The University of Perm opened in 1916 as a branch of the University of St Petersburg but political events in the country soon began to dominate all else. The Revolution of October 1917 became inevitable when Alexander Kerensky, the prime minister, sent troops to close down two Bolshevik newspapers. Lenin, who had been in hiding, made a public appearance telling the Bolsheviks to overthrow the Government. On the morning of October 26, after hardly any bloodshed, Lenin proclaimed that the Soviets were in power. In 1917 the University of Perm became an independent institution and in that year Besicovitch was appointed professor of mathematics there. Soon after this the Russian nation was plunged into civil war. The Red Army was formed in February 1918 with Trotsky as its leader. The Reds opposed the White Army formed of anticommunists led by former imperial officers. Friedmann, who was one of Besicovitch's colleagues at the University of Perm, wrote on 27 April 1918:-
Perm is surprisingly calm, and everything is done in the city in family fashion, in a good way, even the training of the Red army, which is 30-40 strong.However, by 20 December 1918 the situation had deteriorated:-
Perm has come under an unlucky star. There is a rapid, overall and fairly chaotic evacuation. The University is in the second line of evacuation, but no transport or packing materials have been supplied so far, and the evacuation is at a standstill. ... I personally am not inclined to leave the city ...A week later the White Army occupied Perm. They controlled the town until August 1919 when the Red Army took control again. As the Red Army had approached, all the staff except Besicovitch had left the University. Friedmann wrote:-
The only person who kept his head and saved the remaining property was Besicovitch, who is apparently A A Markov's disciple not only in mathematics but also with regard to resolute, precise definite actions.Perm suffered badly in the troubles of 1919 despite the best efforts of Besicovitch to protect the books and other university property. In the following year, with the Civil war still raging, he accepted a chair at Petrograd University (St Petersburg changed its name to Petrograd in 1914 and then to Leningrad in 1924). However, it was not easy for anyone teaching in the universities because of government policies. Besicovitch had to teach people without any educational background and he was very unhappy. He tried to find ways to leave.

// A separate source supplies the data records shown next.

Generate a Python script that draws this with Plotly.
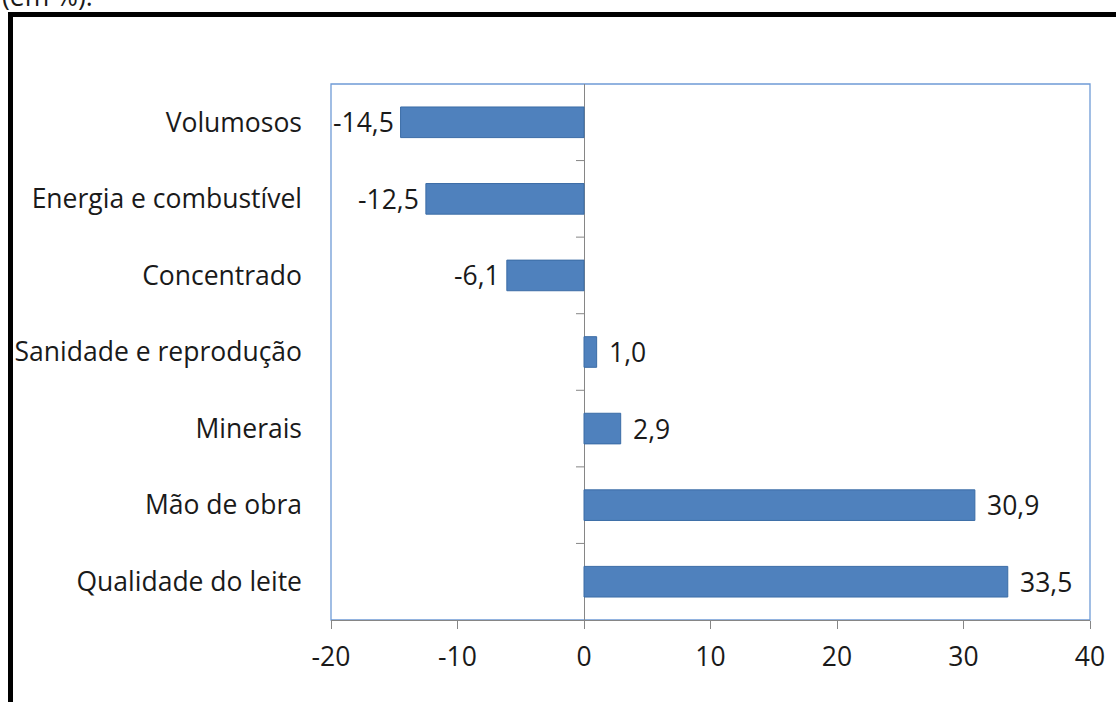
import plotly.graph_objects as go

categories = ["Volumosos", "Energia e combustível", "Concentrado",
              "Sanidade e reprodução", "Minerais", "Mão de obra", "Qualidade do leite"]
values = [-14.5, -12.5, -6.1, 1.0, 2.9, 30.9, 33.5]
x_ticks = [-20, -10, 0, 10, 20, 30, 40]

FONT = "Open Sans"
FS = 26.5
BAR = "#4F81BD"
BAR_EDGE = "#3B6CA6"
AXIS = "#868686"
BORDER = "#6F9BD6"
TXT = "#1a1a1a"

W, H = 1116, 702
L, R, T, B = 331, 26, 84, 82
pw, ph = W - L - R, H - T - B

def px_x(p):
    return (p - L) / pw

def px_y(p):
    return 1 - (p - T) / ph

fig = go.Figure()
fig.add_trace(go.Bar(
    x=values, y=categories, orientation="h",
    marker=dict(color=BAR, line=dict(color=BAR_EDGE, width=1)),
    width=0.4, hoverinfo="skip",
))

annotations = []
for c, v in zip(categories, values):
    txt = f"{v:.1f}".replace(".", ",")
    annotations.append(dict(
        x=v, y=c, xref="x", yref="y", text=txt, showarrow=False,
        xanchor="left" if v > 0 else "right", xshift=10 if v > 0 else -5,
        font=dict(family=FONT, size=FS, color=TXT),
    ))
annotations.append(dict(
    x=px_x(0), y=px_y(-4), xref="paper", yref="paper", text="(em %).",
    showarrow=False, xanchor="left", yanchor="middle",
    font=dict(family=FONT, size=FS, color=TXT),
))

shapes = [
    # plot area border
    dict(type="rect", xref="paper", yref="paper", x0=0, x1=1, y0=0, y1=1,
         line=dict(color=BORDER, width=1.3), layer="below"),
    # outer thick frame
    dict(type="rect", xref="paper", yref="paper",
         x0=px_x(10.5), x1=px_x(1130), y0=px_y(720), y1=px_y(14.5),
         line=dict(color="black", width=5), fillcolor="rgba(0,0,0,0)", layer="below"),
]
# category-axis tick marks on the zero line, at band boundaries
for k in range(len(categories) - 1):
    shapes.append(dict(type="line", xref="x", yref="y", xsizemode="pixel", xanchor=0,
                       x0=-8, x1=0, y0=k + 0.5, y1=k + 0.5,
                       line=dict(color=AXIS, width=1)))

fig.update_layout(
    width=W, height=H,
    margin=dict(l=L, r=R, t=T, b=B),
    paper_bgcolor="white", plot_bgcolor="white",
    showlegend=False, bargap=0.6,
    font=dict(family=FONT, size=FS, color=TXT),
    xaxis=dict(range=[-20, 40], tickvals=x_ticks, ticktext=[str(t) for t in x_ticks],
               showgrid=False, zeroline=True, zerolinecolor=AXIS, zerolinewidth=1,
               showline=True, linecolor=AXIS, linewidth=1,
               ticks="outside", ticklen=8, tickcolor=AXIS, ticklabelstandoff=5,
               tickfont=dict(family=FONT, size=FS, color=TXT), fixedrange=True),
    yaxis=dict(categoryorder="array", categoryarray=categories, autorange="reversed",
               showgrid=False, zeroline=False, showline=False, ticks="",
               ticklabelstandoff=28,
               tickfont=dict(family=FONT, size=FS, color=TXT), fixedrange=True),
    annotations=annotations, shapes=shapes,
)

fig.write_html("out.html")
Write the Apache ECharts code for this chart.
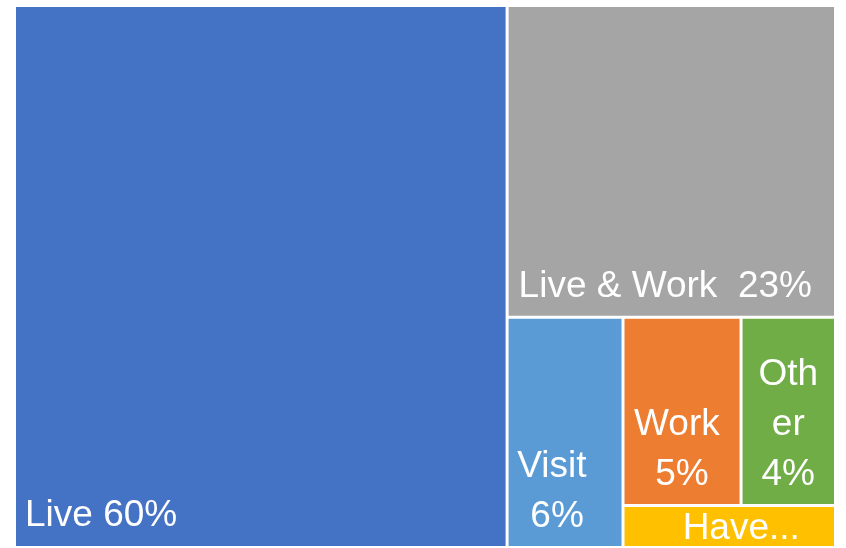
<!DOCTYPE html>
<html>
<head>
<meta charset="utf-8">
<script src="https://cdn.jsdelivr.net/npm/echarts@6/dist/echarts.min.js"></script>
<style>
html, body { margin: 0; padding: 0; background: #fff; }
#main { width: 846px; height: 548px; }
</style>
</head>
<body>
<div id="main"></div>
<script>
// share of respondents by category (%)
var names = ['Live', 'Live & Work', 'Visit', 'Work', 'Other', 'Have...'];
var shares = [60, 23, 6, 5, 4, 2];
var colors = ['#4472C4', '#A5A5A5', '#5B9BD5', '#ED7D31', '#70AD47', '#FFC000'];

var items = [];
for (var i = 0; i < names.length; i++) {
	items.push({ name: names[i], value: shares[i], itemStyle: { color: colors[i] } });
}
// Excel keeps the wide ones left aligned
items[0].label = { position: 'insideBottomLeft', align: 'left', padding: [0, 8, 5, 9] };
items[1].label = {
	position: 'insideBottomLeft', align: 'left', padding: [0, 4, 4, 10],
	formatter: function (p) { return p.name + '  ' + p.value + '%'; }
};
items[2].label = { padding: [0, 16, 4, 0] };
items[4].label = { formatter: function (p) { return 'Oth\ner\n' + p.value + '%'; } };
// the small one only has room for a clipped name
items[5].label = {
	position: 'insideTop', lineHeight: 28, padding: [8, 0, 0, 24],
	formatter: function (p) { return p.name; }
};

var chart = echarts.init(document.getElementById('main'));
chart.setOption({
	animation: false,
	series: [{
		type: 'treemap',
		left: 16, top: 7, right: 12, bottom: 2,
		roam: false,
		nodeClick: false,
		breadcrumb: { show: false },
		squareRatio: 1,
		itemStyle: { borderWidth: 0, gapWidth: 3 },
		levels: [{ itemStyle: { borderWidth: 0, gapWidth: 3 } }],
		label: {
			show: true,
			position: 'insideBottom',
			distance: 0,
			align: 'center',
			color: '#fff',
			fontFamily: 'Liberation Sans',
			fontSize: 37,
			lineHeight: 50,
			padding: [0, 8, 4, 8],
			overflow: 'break',
			formatter: function (p) { return p.name + ' ' + p.value + '%'; }
		},
		data: items
	}]
});
</script>
</body>
</html>
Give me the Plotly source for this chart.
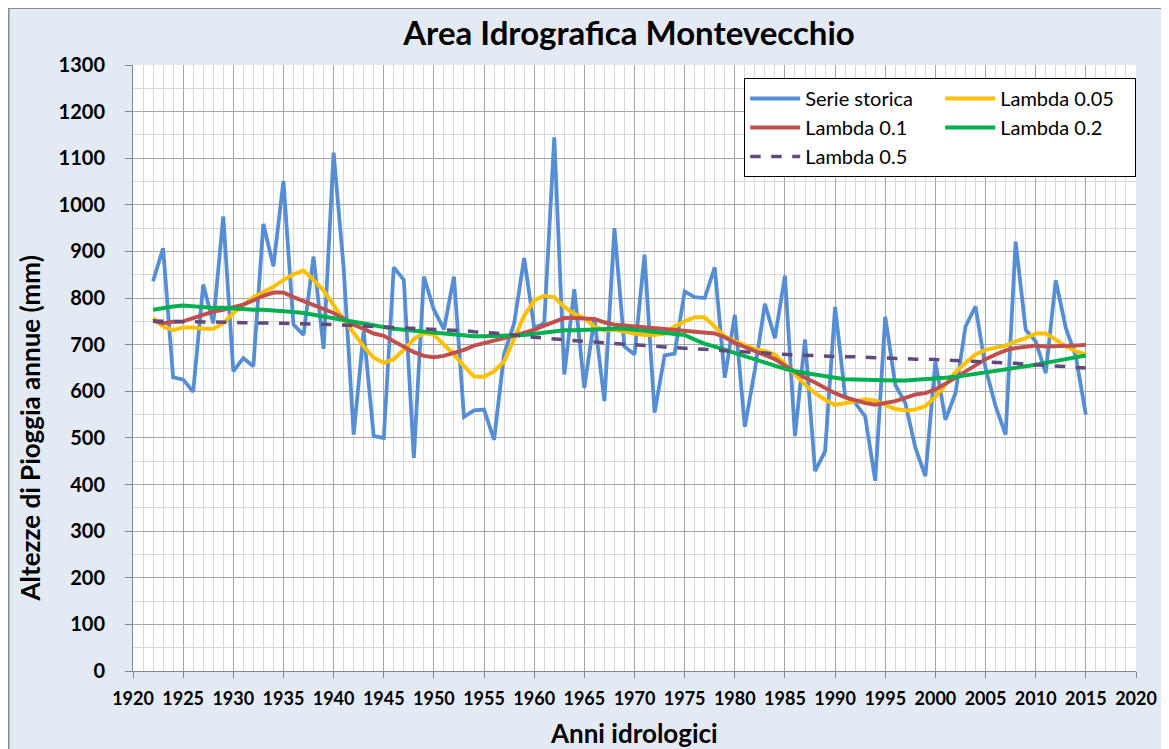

Besicovitch left Petrograd for Copenhagen in 1924 and there worked with Harald Bohr. He had been awarded a Rockefeller Fellowship but his applications for permission to work abroad had been refused. He escaped across the border with a colleague J D Tamarkin under the cover of darkness. He managed to reach Copenhagen where he was supported financially for a year with the Rockefeller Fellowship. His interest in almost periodic functions came about through this year spent working with Harald Bohr.
After he visited Oxford in 1925 Hardy, who quickly saw the mathematical genius in Besicovitch, found a post for him in Liverpool. He taught there during the session 1926-27 then he moved to Cambridge. Besicovitch's wife had remained in Russia when he had escaped in 1924 and the marriage was dissolved in 1928. Two years later Bessy, as he was known, married Valentina Alexandrovna, the sixteen year old daughter of a family he had befriended during the difficult time in Perm.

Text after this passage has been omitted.